Most racing men vainly spend a lifetime in their quest for a Derby winner. A chosen few come upon them with seemingly monotonous regularity. The Dandenong wholesale butcher, Roy McLean, was one of the chosen. In the previous chapter, we saw how he acquired Lucrative as a yearling in his first attempt at ownership. On the morning of March 4, 1940, just two days after Lucrative had finished a length second behind Trueness in the Sires’ Produce Stakes at Flemington, Roy McLean and his trainer, Harry Freedman, were in attendance at the opening session of the Melbourne Yearling Sales conducted by Mackinnon and Cox Pty Ltd. The two men had spent considerable time inspecting the various yearlings on offer and had made up their minds to bid for Lot No 35 – a brown colt by the imported Law Maker out of Stage Wit. He was a beautiful stamp of a yearling although perhaps a little light in the thighs and gaskins. The colt was being offered by Les Aldridge and had been bred at his Kismet Park Stud at Sunbury, Victoria.
Permit me to quote the famous monologue from William Shakespeare’s “As You Like It”:
‘All the world’s a stage. And all the men and women merely players; They have their exits and their entrances. And one man in his time plays many parts, His acts being seven ages.’
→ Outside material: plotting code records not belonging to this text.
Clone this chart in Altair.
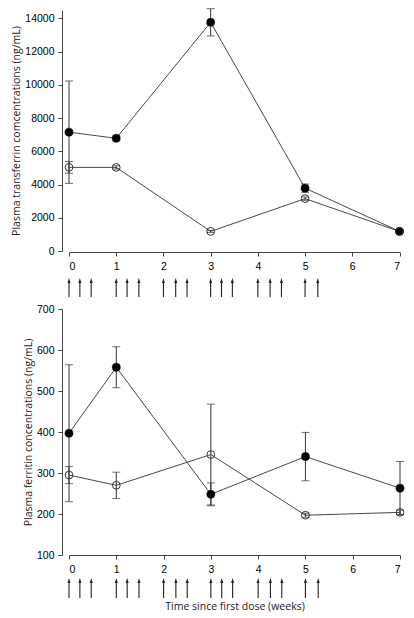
import altair as alt
import pandas as pd

# ---- data ----
weeks = [0, 1, 3, 5, 7]

tf_treated = [7150, 6780, 13760, 3780, 1180]
tf_treated_err = [3080, 150, 820, 250, 60]
tf_control = [5030, 5030, 1180, 3150, 1180]
tf_control_err = [350, 100, 60, 100, 60]

fe_treated = [397, 558, 248, 340, 263]
fe_treated_err = [167, 50, 28, 59, 65]
fe_control = [295, 270, 345, 197, 204]
fe_control_err = [21, 32, 123, 5, 5]

dose_times = [0, 0.23, 0.47, 1, 1.23, 1.48, 2, 2.26, 2.5,
              3, 3.23, 3.46, 4, 4.26, 4.5, 5, 5.27]
x_ticks = [0, 1, 2, 3, 4, 5, 6, 7]
tf_ticks = [0, 2000, 4000, 6000, 8000, 10000, 12000, 14000]
fe_ticks = [100, 200, 300, 400, 500, 600, 700]

INK = "#333333"
AX = "#444444"


def make_df(treated, treated_err, control, control_err):
    rows = []
    for w, v, e in zip(weeks, treated, treated_err):
        rows.append({"week": w, "value": v, "low": v - e, "high": v + e, "group": "treated"})
    for w, v, e in zip(weeks, control, control_err):
        rows.append({"week": w, "value": v, "low": v - e, "high": v + e, "group": "control"})
    return pd.DataFrame(rows)


dose_df = pd.DataFrame({"week": dose_times})


def panel(df, ydomain, yticks, ytitle, w, h, xtitle, arrow_tip, arrow_bot, xoff):
    xs = alt.Scale(domain=[0, 7], nice=False, zero=False)
    xa = alt.Axis(values=x_ticks, title=xtitle, tickSize=4, labelPadding=5,
                  offset=xoff, titlePadding=27, format="d")
    ys = alt.Scale(domain=ydomain, nice=False, zero=False)
    ya = alt.Axis(values=yticks, title=ytitle, tickSize=4, labelPadding=4,
                  offset=7, titlePadding=3, format="d")

    def X():
        return alt.X("week:Q", scale=xs, axis=xa)

    def Y(f):
        return alt.Y(f + ":Q", scale=ys, axis=ya)

    base = alt.Chart(df)
    err = base.mark_rule(color=INK, strokeWidth=1).encode(x=X(), y=Y("low"), y2="high:Q")
    cap_lo = base.mark_tick(orient="horizontal", size=8, thickness=1, color=INK).encode(x=X(), y=Y("low"))
    cap_hi = base.mark_tick(orient="horizontal", size=8, thickness=1, color=INK).encode(x=X(), y=Y("high"))
    lines = base.mark_line(color=INK, strokeWidth=0.9).encode(x=X(), y=Y("value"), detail="group:N")
    pts_t = base.transform_filter(alt.datum.group == "treated").mark_point(
        shape="circle", filled=True, fill="black", stroke="black", strokeWidth=0.5, size=65, opacity=1
    ).encode(x=X(), y=Y("value"))
    pts_c = base.transform_filter(alt.datum.group == "control").mark_point(
        shape="circle", filled=False, stroke=INK, strokeWidth=1, size=60, opacity=1
    ).encode(x=X(), y=Y("value"))

    arrows = alt.Chart(dose_df)
    shafts = arrows.mark_rule(color="#222", strokeWidth=1.1).encode(
        x=X(), y=alt.value(h + arrow_tip + 3), y2=alt.value(h + arrow_bot))
    heads = arrows.mark_point(shape="M0,-1L0.6,1L-0.6,1Z", filled=True, color="#222",
                              size=25, opacity=1).encode(
        x=X(), y=alt.value(h + arrow_tip + 2.5))

    return alt.layer(err, cap_lo, cap_hi, lines, pts_t, pts_c, shafts, heads).properties(
        width=w, height=h)


top = panel(make_df(tf_treated, tf_treated_err, tf_control, tf_control_err),
            [0, 14500], tf_ticks, "Plasma transferrin comcentrations (ng/mL)",
            330.5, 241, None, 27, 46, 1)
bottom = panel(make_df(fe_treated, fe_treated_err, fe_control, fe_control_err),
               [100, 700], fe_ticks, "Plasma ferritin concentrations (ng/mL)",
               331, 246, "Time since first dose (weeks)", 23, 43, 0)

chart = alt.vconcat(top, bottom, spacing=6).properties(
    padding={"left": 3, "right": 0, "top": 0, "bottom": 0}
).configure_view(
    stroke=None
).configure_axis(
    grid=False,
    labelFont="Liberation Sans",
    labelFontSize=10.5,
    labelColor="black",
    titleFont="Open Sans",
    titleFontSize=10.5,
    titleFontWeight="normal",
    titleColor="#222222",
    domainColor=AX,
    tickColor=AX,
    domainWidth=1,
    tickWidth=1,
)

chart.save("out.html", embed_options={"renderer": "svg", "actions": False})
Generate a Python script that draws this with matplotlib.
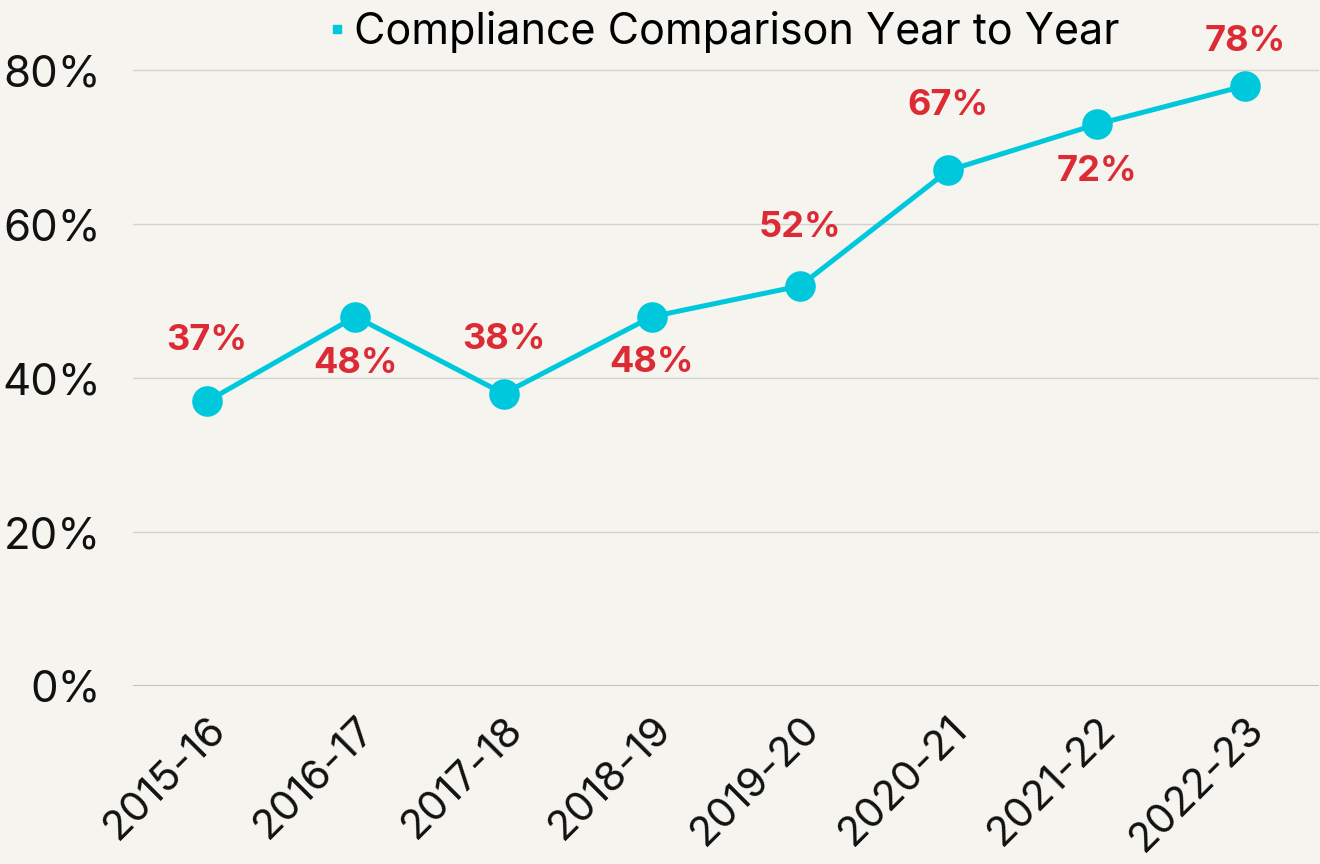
import matplotlib
matplotlib.use("Agg")
import matplotlib.pyplot as plt
from matplotlib.lines import Line2D

years = ["2015-16", "2016-17", "2017-18", "2018-19", "2019-20", "2020-21", "2021-22", "2022-23"]
compliance = [37, 48, 38, 48, 52, 67, 73, 78]
value_labels = ["37%", "48%", "38%", "48%", "52%", "67%", "72%", "78%"]
series_name = "Compliance Comparison Year to Year"
y_ticks = [0, 20, 40, 60, 80]

# layout: label offsets in points (positive = above the marker)
label_offsets = [44, -34, 39, -33, 42, 47, -34, 32]

plt.rcParams['font.family'] = ['Inter', 'DejaVu Sans']
bg = "#F5F4EE"
cyan = "#00C8DC"
red = "#DC2B35"

fig = plt.figure(figsize=(13.2, 8.64), dpi=100, facecolor=bg)
ax = fig.add_axes([133/1320, 1-686/864, 1186/1320, (686-32)/864])
ax.set_facecolor(bg)

x = list(range(len(years)))
ax.plot(x, compliance, color=cyan, lw=3.6, marker='o', markersize=21, zorder=3, clip_on=False)

for xi, yi, lab, off in zip(x, compliance, value_labels, label_offsets):
    ax.annotate(lab, (xi, yi), xytext=(0, off), textcoords='offset points',
                ha='center', va='center', color=red, fontsize=26, fontweight='bold', zorder=4)

ax.set_xlim(-0.5, len(years) - 0.5)
ax.set_ylim(0, 85)
ax.set_yticks(y_ticks)
ax.set_yticklabels([f"{t}%" for t in y_ticks])
ax.set_xticks(x)
ax.set_xticklabels(years, rotation=45, ha='right', rotation_mode='anchor')
ax.tick_params(axis='y', length=0, labelsize=31.5, colors='#111111', pad=23)
ax.tick_params(axis='x', length=0, labelsize=30, colors='#111111', pad=17)

for t in y_ticks:
    ax.axhline(t, color='#B5B5B5' if t == 0 else '#D2D2D0', lw=1.2 if t == 0 else 1.0, zorder=1)
for s in ax.spines.values():
    s.set_visible(False)

handle = Line2D([], [], color=cyan, marker='s', linestyle='none', markersize=6)
fig.legend([handle], [series_name], loc='center', bbox_to_anchor=(722/1320, 1-32/864),
           frameon=False, fontsize=31, handletextpad=0.1, handlelength=0.6, borderaxespad=0)

fig.savefig("out.png", dpi=100, facecolor=bg)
This 1940 chapter of our chronicle introduces one of the most controversial and divisive figures ever to have strode across the Australian Turf: John Wren. Few men in Australia’s colonial history have been as revered or reviled as Wren. His life was an integral chapter in the social history of Melbourne. Perhaps the image of John Wren that younger readers have – if they have one at all, is the infamous one derived from Frank Hardy’s celebrated historical novel ‘Power Without Glory’ published in 1950 – the book the Wren family sought to suppress by an unsuccessful Court challenge. Hardy was tried for criminal libel in 1951, but he was acquitted by a jury in a case that attracted enormous publicity. Indeed, it was the last prosecution for criminal, as opposed to civil libel in Victoria.